This is one of the hardest dishes to replicate to people's taste, afaik. Friends who moved to Boston years ago are STILL looking for a replacement for what they used to eat here.
The first one I found in Craig Claiborne and Virginia Lee's
The Chinese Cookbook for 2 to 4 servings, from 4 ounces of fine egg noodles, calls for:
- 1/4 cup sesame paste
- 3 T brewed tea or water
- 2 T hot oil (Optional, but if he wants spicy, it's got to be there)
- 3 T light soy sauce (that is, the regular kind)
- 3 T red wine vinegar
- 2 tsp sugar
- salt
- 1/4 tsp MSG (optional) [this recipe dates from 1972!]
- 1/4 cup peanut oil
- 2 T chopped garlic
- 1 T sesame oil
It also includes 1 whole chicken breast, poached and shredded, but that's not necessary.
Another one in
The Art of Chinese Cuisine by Hsiang Ju Lin and Tsuifeng Lin includes sesame oil, peanut butter, water, soy sauce, vinegar, red pepper oil, sugar, [MSG], and black pepper, and mixes in bean sprouts marinated with sugar and slivered ginger.

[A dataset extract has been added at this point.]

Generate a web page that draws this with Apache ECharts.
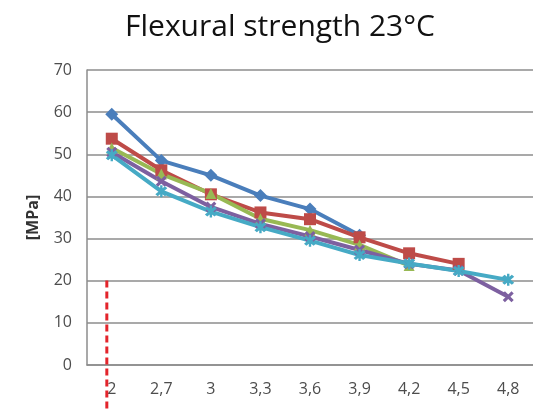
<!DOCTYPE html>
<html><head><meta charset="utf-8">
<script src="https://cdn.jsdelivr.net/npm/echarts@6/dist/echarts.min.js"></script>
<style>html,body{margin:0;padding:0;background:#fff}#c{width:533px;height:409px}</style>
</head><body><div id="c"></div>
<script>
var categories = ['2','2,7','3','3,3','3,6','3,9','4,2','4,5','4,8'];
var blueVals   = [59.5, 48.5, 45.0, 40.2, 37.0, 30.8, null, null, null];
var redVals    = [53.7, 46.2, 40.5, 36.2, 34.6, 30.3, 26.5, 24.0, null];
var greenVals  = [51.5, 45.3, 40.7, 34.7, 32.0, 28.5, 23.6, null, null];
var purpleVals = [50.5, 43.6, 37.5, 33.5, 30.5, 27.3, 24.0, 22.4, 16.2];
var cyanVals   = [49.8, 41.2, 36.4, 32.7, 29.5, 26.1, 24.1, 22.3, 20.2];
var yTicks = [0, 10, 20, 30, 40, 50, 60, 70];
var markerLine = [[-0.1, 20], [-0.1, -10.5]];

var xPath = 'path://M0,2L2,0L5,3L8,0L10,2L7,5L10,8L8,10L5,7L2,10L0,8L3,5Z';
var starPath = 'path://M0,3L2,1L5,4L8,1L10,3L7,6L10,9L8,11L5,8L2,11L0,9L3,6Z M4,0L6,0L6,12L4,12Z';

function mk(name, data, color, symbol, size) {
  return {
    name: name, type: 'line', data: data, color: color,
    symbol: symbol, symbolSize: size, showSymbol: true,
    lineStyle: {width: 4, color: color},
    itemStyle: {color: color},
    connectNulls: false, animation: false, z: 3
  };
}

var chart = echarts.init(document.getElementById('c'));
chart.setOption({
  animation: false,
  title: {
    text: 'Flexural strength 23°C', top: 7, left: 275, textAlign: 'center',
    textStyle: {fontFamily: 'Open Sans', fontSize: 30, fontWeight: 'normal', color: '#111'}
  },
  grid: [
    {left: 87, right: 0, top: 70, bottom: 44},
    {left: 87, right: 0, top: 70, bottom: 0}
  ],
  xAxis: [{
    type: 'category', data: categories, gridIndex: 0,
    boundaryGap: true,
    axisLine: {lineStyle: {color: '#8c8c8c', width: 1.5}},
    axisTick: {show: false},
    axisLabel: {color: '#4d4d4d', fontSize: 16, fontFamily: 'Open Sans', margin: 16}
  }, {
    type: 'value', gridIndex: 1, min: -0.5, max: 8.5, show: false
  }],
  yAxis: [{
    type: 'value', min: 0, max: 70, interval: 10, gridIndex: 0,
    name: '[MPa]', nameLocation: 'middle', nameGap: 46, nameRotate: 90,
    nameTextStyle: {fontFamily: 'Open Sans', fontSize: 16, fontWeight: 'bold', color: '#333'},
    axisLine: {show: true, lineStyle: {color: '#8c8c8c', width: 1.5}},
    axisTick: {show: false},
    axisLabel: {color: '#4d4d4d', fontSize: 16, fontFamily: 'Open Sans', margin: 15,
      formatter: function (v) { return yTicks.indexOf(v) >= 0 ? String(v) : ''; }},
    splitLine: {lineStyle: {color: '#8c8c8c', width: 1.5}}
  }, {
    type: 'value', gridIndex: 1, min: -10.5, max: 70, show: false
  }],
  series: [
    mk('S1', blueVals, '#4a7ebb', 'diamond', 13),
    mk('S2', redVals, '#be4b48', 'rect', 12),
    mk('S3', greenVals, '#98b954', 'triangle', 11),
    mk('S4', purpleVals, '#7d60a0', xPath, 11),
    mk('S5', cyanVals, '#46aac5', starPath, 12),
    {
      type: 'line', xAxisIndex: 1, yAxisIndex: 1, data: markerLine,
      symbol: 'none', silent: true, z: 5,
      lineStyle: {color: '#e3242b', width: 3, type: [7, 4]}
    }
  ]
});
</script></body></html>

Pei Mei's Chinese Cook Book (from Taiwan) has Cold Noodles Sze-Chun Style with both chicken and bean sprouts, and a sauce of sesame paste, soy sauce, vinegar, hot oil, [MSG], sugar, chopped scallion, chopped ginger, chopped garlic, "brown pepper corn powder" (which I presume to mean ground Sichuan peppercorns, which I think are available again), and sesame oil, with chopped roasted peanuts sprinkled on top.
Corinne Trang's
Essentials of Asian Cuisine sounds good but a little far afield: it includes fermented bean curd and its brine, scallions, bean sprouts, finely ground peanuts (NOT peanut butter), fermented black bean and garlic sauce, light soy sauce, Chinese white rice vinegar, sesame oil and hot oil.
Edited to add: some places call this dish Dan Dan Noodles; maybe you could look under that name, too?